→ **Aim of the exercise**: Repeat the data below exactly, dropping any pictures it holds.

→ **Data excerpt**:
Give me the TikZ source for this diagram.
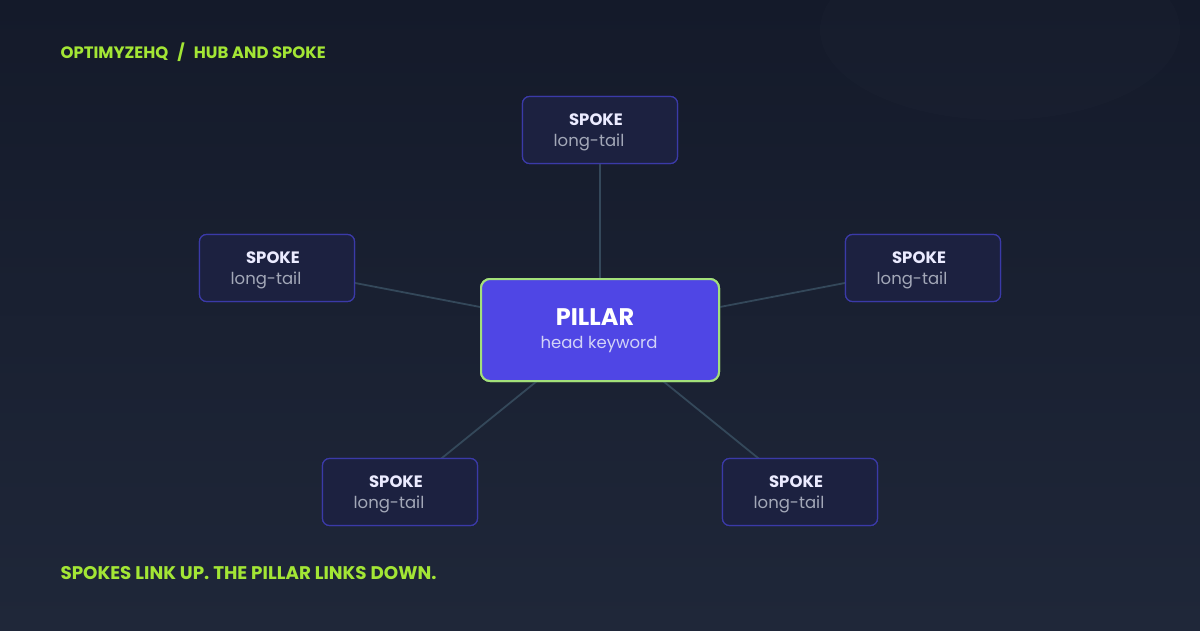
\documentclass[tikz,border=0pt]{standalone}
\usepackage{fontspec}
\setmainfont{Poppins}
\definecolor{bgtop}{HTML}{141A2A}
\definecolor{bgbot}{HTML}{1F2739}
\definecolor{acc}{HTML}{A3E635}
\definecolor{pill}{HTML}{4F46E5}
\definecolor{pillb}{HTML}{A3E07A}
\definecolor{spk}{HTML}{1C2140}
\definecolor{spkb}{HTML}{3B3AA8}
\definecolor{ln}{HTML}{34485A}
\definecolor{sub}{HTML}{A3A8B8}
\definecolor{psub}{HTML}{D2D3F7}
\begin{document}
\begin{tikzpicture}[x=1pt,y=-1pt,
 spoke/.style={draw=spkb,fill=spk,rounded corners=7pt,line width=1.2pt,minimum width=155pt,minimum height=67pt},
 pillarbox/.style={draw=pillb,fill=pill,rounded corners=9pt,line width=2pt,minimum width=238pt,minimum height=102pt},
 conn/.style={draw=ln,line width=1.8pt},
 ttl/.style={font=\bfseries\fontsize{16.5}{19}\selectfont,text=white!92!blue},
 lt/.style={font=\fontsize{16.5}{19}\selectfont,text=sub}]
\shade[top color=bgtop,bottom color=bgbot] (0,0) rectangle (1200,630);
\useasboundingbox (0,0) rectangle (1200,630);
\fill[white,opacity=0.01] (1000,30) ellipse (180 and 90);
\node[pillarbox] (p) at (600,330) {};
\foreach \n/\x/\y in {t/600/130, l/277/268, r/923/268, bl/400/492, br/800/492}{
  \node[spoke] (\n) at (\x,\y) {};
}
\foreach \n in {t,l,r,bl,br}{\draw[conn] (p.center) -- (\n.center);}
\node[pillarbox] at (p.center) {};
\foreach \n in {t,l,r,bl,br}{
  \node[spoke] at (\n.center) {};
  \node[ttl] at ([shift={(-4,-10)}]\n.center) {SPOKE};
  \node[lt] at ([shift={(-11,12)}]\n.center) {long-tail};
}
\node[font=\bfseries\fontsize{24}{28}\selectfont,text=white] (pt) at (595,317) {PILLAR};
\node[font=\fontsize{16.5}{19}\selectfont,text=psub] (ps) at (599,345) {head keyword};
\node[anchor=west,font=\bfseries\fontsize{16.5}{19}\selectfont,text=acc] (h) at (57,52) {OPTIMYZEHQ\,\, /\,\, HUB AND SPOKE};
\node[anchor=west,font=\bfseries\fontsize{18.3}{21}\selectfont,text=acc] (f) at (57,573) {SPOKES LINK UP. THE PILLAR LINKS DOWN.};
\end{tikzpicture}
\end{document}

→ **Solution**:
Give me the TikZ source for this diagram.
\documentclass[tikz,border=0pt]{standalone}
\usepackage{fontspec}
\setmainfont{Poppins}
\definecolor{bgtop}{HTML}{141A2A}
\definecolor{bgbot}{HTML}{1F2739}
\definecolor{acc}{HTML}{A3E635}
\definecolor{pill}{HTML}{4F46E5}
\definecolor{pillb}{HTML}{A3E07A}
\definecolor{spk}{HTML}{1C2140}
\definecolor{spkb}{HTML}{3B3AA8}
\definecolor{ln}{HTML}{34485A}
\definecolor{sub}{HTML}{A3A8B8}
\definecolor{psub}{HTML}{D2D3F7}
\begin{document}
\begin{tikzpicture}[x=1pt,y=-1pt,
 spoke/.style={draw=spkb,fill=spk,rounded corners=7pt,line width=1.2pt,minimum width=155pt,minimum height=67pt},
 pillarbox/.style={draw=pillb,fill=pill,rounded corners=9pt,line width=2pt,minimum width=238pt,minimum height=102pt},
 conn/.style={draw=ln,line width=1.8pt},
 ttl/.style={font=\bfseries\fontsize{16.5}{19}\selectfont,text=white!92!blue},
 lt/.style={font=\fontsize{16.5}{19}\selectfont,text=sub}]
\shade[top color=bgtop,bottom color=bgbot] (0,0) rectangle (1200,630);
\useasboundingbox (0,0) rectangle (1200,630);
\fill[white,opacity=0.01] (1000,30) ellipse (180 and 90);
\node[pillarbox] (p) at (600,330) {};
\foreach \n/\x/\y in {t/600/130, l/277/268, r/923/268, bl/400/492, br/800/492}{
  \node[spoke] (\n) at (\x,\y) {};
}
\foreach \n in {t,l,r,bl,br}{\draw[conn] (p.center) -- (\n.center);}
\node[pillarbox] at (p.center) {};
\foreach \n in {t,l,r,bl,br}{
  \node[spoke] at (\n.center) {};
  \node[ttl] at ([shift={(-4,-10)}]\n.center) {SPOKE};
  \node[lt] at ([shift={(-11,12)}]\n.center) {long-tail};
}
\node[font=\bfseries\fontsize{24}{28}\selectfont,text=white] (pt) at (595,317) {PILLAR};
\node[font=\fontsize{16.5}{19}\selectfont,text=psub] (ps) at (599,345) {head keyword};
\node[anchor=west,font=\bfseries\fontsize{16.5}{19}\selectfont,text=acc] (h) at (57,52) {OPTIMYZEHQ\,\, /\,\, HUB AND SPOKE};
\node[anchor=west,font=\bfseries\fontsize{18.3}{21}\selectfont,text=acc] (f) at (57,573) {SPOKES LINK UP. THE PILLAR LINKS DOWN.};
\end{tikzpicture}
\end{document}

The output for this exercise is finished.